Being a distinct musical system that has developed over many centuries, Dhrupad also allows the practitioner to immerse into the phenomenon of aesthetics and beauty, which only enriches the experience of life itself.
While yoga is becoming popular around the world, people mostly still recognise it as a body practice. Engaging with a practice like Dhrupad can open one’s mind to a more holistic understanding of the system.
Is the general public aware of Gharanas or Sampradayas? Do you teach from your own learning, or is there a general base imparted?
To some extent, yes. Of course, Dhrupad in general faded out of the public consciousness, and is only now going through a revival since the past few decades. The general awareness about Dhrupad is quite lacking, but it’s fast growing.
There certainly is a general base of knowledge that gets transmitted. Every Guru does customise the pedagogy to varying extents too. The tradition is a living one, and as long as the continuity is maintained, innovation is encouraged. My Gurus worked a lot to make the teaching more structured and university accessible, and I do my best to uphold those principles in my own teaching. While I do customize, my teaching design a lot based on the need, I do not deviate from the core principles and philosophy of my Gurus’ teaching methods.

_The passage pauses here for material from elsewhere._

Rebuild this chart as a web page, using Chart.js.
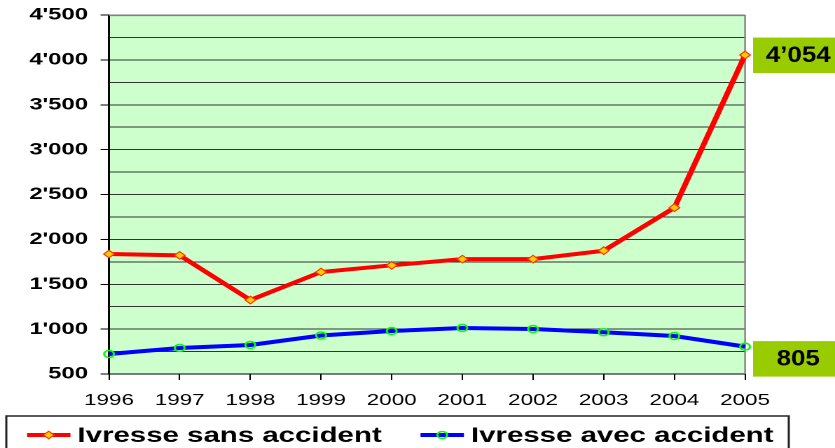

Do you think the digitization of music has impacted the tradition? Would the Dagars have imagined how music is being received today?
I think the impact has been huge. In the context of archiving and access, it’s only positive. Access to quality music has been democratised. Anybody from anywhere can today discover and experience the beauty of various musical traditions, and even learn it seriously.
I don’t think anybody could have imagined that we would get to where we are. I also feel that the response to the current scenario would vary greatly from individual to individual. I’m sure some people would be thrilled to see the possibilities, while others would lament at the same things.